Supplied data:
============================================================

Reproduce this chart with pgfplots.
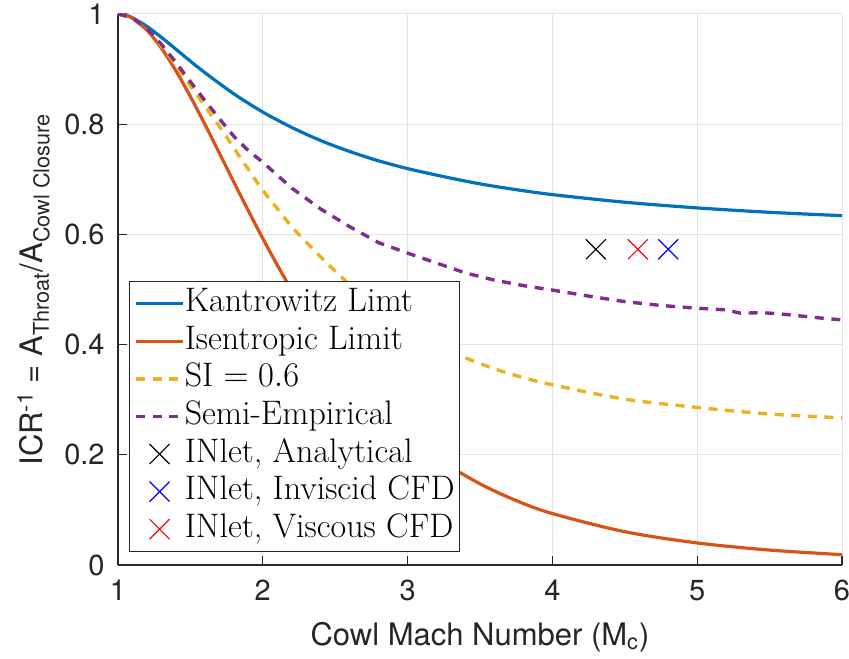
\documentclass[border=0pt]{standalone}
\usepackage{fontspec}
\usepackage{pgfplots}
\pgfplotsset{compat=1.18}
\newfontfamily\heros{TeX Gyre Heros}

\definecolor{mblue}{rgb}{0,0.447,0.741}
\definecolor{mred}{rgb}{0.85,0.325,0.098}
\definecolor{myel}{rgb}{0.929,0.694,0.125}
\definecolor{mpur}{rgb}{0.494,0.184,0.556}
\definecolor{axcol}{rgb}{0.15,0.15,0.15}

\pgfplotsset{
  mark legend/.style={legend image code/.code={%
    \draw[##1, mark repeat=2, mark phase=2] plot coordinates {(0pt,0pt) (11.75pt,0pt) (23.5pt,0pt)};}},
}

% Kantrowitz and isentropic limits
\pgfplotstableread{
M     kant    isen
1.00  1.0000  1.0000
1.05  0.9981  0.9980
1.10  0.9932  0.9921
1.20  0.9775  0.9705
1.30  0.9575  0.9378
1.40  0.9361  0.8969
1.50  0.9143  0.8502
1.60  0.8935  0.7998
1.70  0.8740  0.7476
1.80  0.8551  0.6949
1.90  0.8380  0.6430
2.00  0.8220  0.5926
2.10  0.8076  0.5444
2.20  0.7941  0.4988
2.30  0.7818  0.4560
2.40  0.7703  0.4161
2.50  0.7600  0.3793
2.60  0.7505  0.3453
2.70  0.7417  0.3142
2.80  0.7335  0.2857
3.00  0.7194  0.2362
3.25  0.7048  0.1863
3.50  0.6917  0.1473
3.75  0.6812  0.1169
4.00  0.6722  0.0933
4.50  0.6584  0.0604
5.00  0.6481  0.0400
5.50  0.6401  0.0271
6.00  0.6340  0.0188
}\limdata

% SI = 0.6
\pgfplotstableread{
M     si
1.00  1.000
1.10  0.992
1.20  0.972
1.30  0.942
1.40  0.907
1.50  0.870
1.60  0.833
1.70  0.796
1.80  0.757
1.90  0.718
2.00  0.680
2.10  0.647
2.20  0.614
2.40  0.559
2.60  0.509
2.80  0.467
3.00  0.431
3.20  0.401
3.40  0.376
3.60  0.356
3.80  0.340
4.00  0.327
4.50  0.301
5.00  0.286
5.50  0.274
6.00  0.267
}\sixdata

% semi-empirical
\pgfplotstableread{
M     se
1.00  1.000
1.10  0.993
1.20  0.973
1.30  0.945
1.40  0.912
1.50  0.877
1.60  0.843
1.70  0.810
1.80  0.778
1.90  0.752
2.00  0.731
2.20  0.684
2.40  0.646
2.60  0.614
2.80  0.585
3.00  0.566
3.20  0.548
3.40  0.530
3.60  0.517
3.80  0.507
4.00  0.499
4.25  0.488
4.50  0.478
4.75  0.471
5.00  0.466
5.20  0.463
5.30  0.457
5.45  0.458
5.60  0.455
5.75  0.451
5.90  0.447
6.00  0.445
}\semiemp

\begin{document}
\begin{tikzpicture}
\useasboundingbox (-59pt,-46.5pt) rectangle (365.5pt,282.5pt);
\begin{axis}[
  at={(0pt,0pt)}, anchor=south west,
  scale only axis, width=362pt, height=275.5pt,
  xmin=1, xmax=6, ymin=0, ymax=1,
  xtick={1,2,3,4,5,6}, ytick={0,0.2,0.4,0.6,0.8,1},
  grid=major, major grid style={color=black!11, line width=0.5pt},
  axis x line*=bottom, axis y line*=left,
  axis line style={axcol, line width=0.6pt, -},
  tick style={axcol, line width=0.6pt},
  tick align=inside, major tick length=4.5pt,
  /pgf/number format/assume math mode=true,
  ticklabel style={font=\heros\fontsize{14.5}{16}\selectfont, text=axcol},
  xticklabel style={inner sep=0pt, anchor=north, yshift=-7.5pt},
  yticklabel style={inner sep=0pt, anchor=east, xshift=-6.5pt},
  label style={font=\heros\fontsize{15.5}{18}\selectfont, text=axcol},
  xlabel={Cowl Mach Number (M\textsubscript{c})},
  xlabel style={at={(axis description cs:0.5,-0.1452)}, anchor=base},
  ylabel={ICR\textsuperscript{-1} = A\textsubscript{Throat}/A\textsubscript{Cowl Closure}},
  ylabel style={at={(axis description cs:-0.1036,0.5)}, anchor=base},
  legend image code/.code={\draw[#1] (0pt,0pt) -- (23.5pt,0pt);},
  legend style={at={(axis description cs:0.0156,0.0241)}, anchor=south west,
    draw=axcol, line width=0.5pt, fill=white,
    font=\fontsize{17}{20}\selectfont,
    inner xsep=2.3pt, inner ysep=3pt, row sep=2.8pt,
    cells={anchor=west},
    nodes={inner xsep=0pt, inner ysep=0pt, text height=12pt, text depth=4pt},
    /tikz/column 2/.style={column sep=2pt}},
]
\addplot[mblue, line width=1.6pt, smooth] table[x=M, y=kant] {\limdata};
\addlegendentry{Kantrowitz Limt}
\addplot[mred, line width=1.6pt, smooth] table[x=M, y=isen] {\limdata};
\addlegendentry{Isentropic Limit}
\addplot[myel, line width=1.7pt, dash pattern=on 4.5pt off 3.8pt, smooth] table[x=M, y=si] {\sixdata};
\addlegendentry{SI $=0.6$}
\addplot[mpur, line width=1.7pt, dash pattern=on 4.5pt off 3.8pt] table[x=M, y=se] {\semiemp};
\addlegendentry{Semi-Empirical}
\addplot[black, only marks, mark=x, mark size=7.07pt, mark options={line width=0.6pt}, mark legend]
  coordinates {(4.30,0.573)};
\addlegendentry{INlet, Analytical}
\addplot[blue, only marks, mark=x, mark size=7.07pt, mark options={line width=0.6pt}, mark legend]
  coordinates {(4.80,0.573)};
\addlegendentry{INlet, Inviscid CFD}
\addplot[red, only marks, mark=x, mark size=7.07pt, mark options={line width=0.6pt}, mark legend]
  coordinates {(4.59,0.573)};
\addlegendentry{INlet, Viscous CFD}
\end{axis}
\end{tikzpicture}
\end{document}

============================================================

Instructions for the task: Without the pictures, transcribe the listing above exactly.

Task answer:
Reproduce this chart with pgfplots.
\documentclass[border=0pt]{standalone}
\usepackage{fontspec}
\usepackage{pgfplots}
\pgfplotsset{compat=1.18}
\newfontfamily\heros{TeX Gyre Heros}

\definecolor{mblue}{rgb}{0,0.447,0.741}
\definecolor{mred}{rgb}{0.85,0.325,0.098}
\definecolor{myel}{rgb}{0.929,0.694,0.125}
\definecolor{mpur}{rgb}{0.494,0.184,0.556}
\definecolor{axcol}{rgb}{0.15,0.15,0.15}

\pgfplotsset{
  mark legend/.style={legend image code/.code={%
    \draw[##1, mark repeat=2, mark phase=2] plot coordinates {(0pt,0pt) (11.75pt,0pt) (23.5pt,0pt)};}},
}

% Kantrowitz and isentropic limits
\pgfplotstableread{
M     kant    isen
1.00  1.0000  1.0000
1.05  0.9981  0.9980
1.10  0.9932  0.9921
1.20  0.9775  0.9705
1.30  0.9575  0.9378
1.40  0.9361  0.8969
1.50  0.9143  0.8502
1.60  0.8935  0.7998
1.70  0.8740  0.7476
1.80  0.8551  0.6949
1.90  0.8380  0.6430
2.00  0.8220  0.5926
2.10  0.8076  0.5444
2.20  0.7941  0.4988
2.30  0.7818  0.4560
2.40  0.7703  0.4161
2.50  0.7600  0.3793
2.60  0.7505  0.3453
2.70  0.7417  0.3142
2.80  0.7335  0.2857
3.00  0.7194  0.2362
3.25  0.7048  0.1863
3.50  0.6917  0.1473
3.75  0.6812  0.1169
4.00  0.6722  0.0933
4.50  0.6584  0.0604
5.00  0.6481  0.0400
5.50  0.6401  0.0271
6.00  0.6340  0.0188
}\limdata

% SI = 0.6
\pgfplotstableread{
M     si
1.00  1.000
1.10  0.992
1.20  0.972
1.30  0.942
1.40  0.907
1.50  0.870
1.60  0.833
1.70  0.796
1.80  0.757
1.90  0.718
2.00  0.680
2.10  0.647
2.20  0.614
2.40  0.559
2.60  0.509
2.80  0.467
3.00  0.431
3.20  0.401
3.40  0.376
3.60  0.356
3.80  0.340
4.00  0.327
4.50  0.301
5.00  0.286
5.50  0.274
6.00  0.267
}\sixdata

% semi-empirical
\pgfplotstableread{
M     se
1.00  1.000
1.10  0.993
1.20  0.973
1.30  0.945
1.40  0.912
1.50  0.877
1.60  0.843
1.70  0.810
1.80  0.778
1.90  0.752
2.00  0.731
2.20  0.684
2.40  0.646
2.60  0.614
2.80  0.585
3.00  0.566
3.20  0.548
3.40  0.530
3.60  0.517
3.80  0.507
4.00  0.499
4.25  0.488
4.50  0.478
4.75  0.471
5.00  0.466
5.20  0.463
5.30  0.457
5.45  0.458
5.60  0.455
5.75  0.451
5.90  0.447
6.00  0.445
}\semiemp

\begin{document}
\begin{tikzpicture}
\useasboundingbox (-59pt,-46.5pt) rectangle (365.5pt,282.5pt);
\begin{axis}[
  at={(0pt,0pt)}, anchor=south west,
  scale only axis, width=362pt, height=275.5pt,
  xmin=1, xmax=6, ymin=0, ymax=1,
  xtick={1,2,3,4,5,6}, ytick={0,0.2,0.4,0.6,0.8,1},
  grid=major, major grid style={color=black!11, line width=0.5pt},
  axis x line*=bottom, axis y line*=left,
  axis line style={axcol, line width=0.6pt, -},
  tick style={axcol, line width=0.6pt},
  tick align=inside, major tick length=4.5pt,
  /pgf/number format/assume math mode=true,
  ticklabel style={font=\heros\fontsize{14.5}{16}\selectfont, text=axcol},
  xticklabel style={inner sep=0pt, anchor=north, yshift=-7.5pt},
  yticklabel style={inner sep=0pt, anchor=east, xshift=-6.5pt},
  label style={font=\heros\fontsize{15.5}{18}\selectfont, text=axcol},
  xlabel={Cowl Mach Number (M\textsubscript{c})},
  xlabel style={at={(axis description cs:0.5,-0.1452)}, anchor=base},
  ylabel={ICR\textsuperscript{-1} = A\textsubscript{Throat}/A\textsubscript{Cowl Closure}},
  ylabel style={at={(axis description cs:-0.1036,0.5)}, anchor=base},
  legend image code/.code={\draw[#1] (0pt,0pt) -- (23.5pt,0pt);},
  legend style={at={(axis description cs:0.0156,0.0241)}, anchor=south west,
    draw=axcol, line width=0.5pt, fill=white,
    font=\fontsize{17}{20}\selectfont,
    inner xsep=2.3pt, inner ysep=3pt, row sep=2.8pt,
    cells={anchor=west},
    nodes={inner xsep=0pt, inner ysep=0pt, text height=12pt, text depth=4pt},
    /tikz/column 2/.style={column sep=2pt}},
]
\addplot[mblue, line width=1.6pt, smooth] table[x=M, y=kant] {\limdata};
\addlegendentry{Kantrowitz Limt}
\addplot[mred, line width=1.6pt, smooth] table[x=M, y=isen] {\limdata};
\addlegendentry{Isentropic Limit}
\addplot[myel, line width=1.7pt, dash pattern=on 4.5pt off 3.8pt, smooth] table[x=M, y=si] {\sixdata};
\addlegendentry{SI $=0.6$}
\addplot[mpur, line width=1.7pt, dash pattern=on 4.5pt off 3.8pt] table[x=M, y=se] {\semiemp};
\addlegendentry{Semi-Empirical}
\addplot[black, only marks, mark=x, mark size=7.07pt, mark options={line width=0.6pt}, mark legend]
  coordinates {(4.30,0.573)};
\addlegendentry{INlet, Analytical}
\addplot[blue, only marks, mark=x, mark size=7.07pt, mark options={line width=0.6pt}, mark legend]
  coordinates {(4.80,0.573)};
\addlegendentry{INlet, Inviscid CFD}
\addplot[red, only marks, mark=x, mark size=7.07pt, mark options={line width=0.6pt}, mark legend]
  coordinates {(4.59,0.573)};
\addlegendentry{INlet, Viscous CFD}
\end{axis}
\end{tikzpicture}
\end{document}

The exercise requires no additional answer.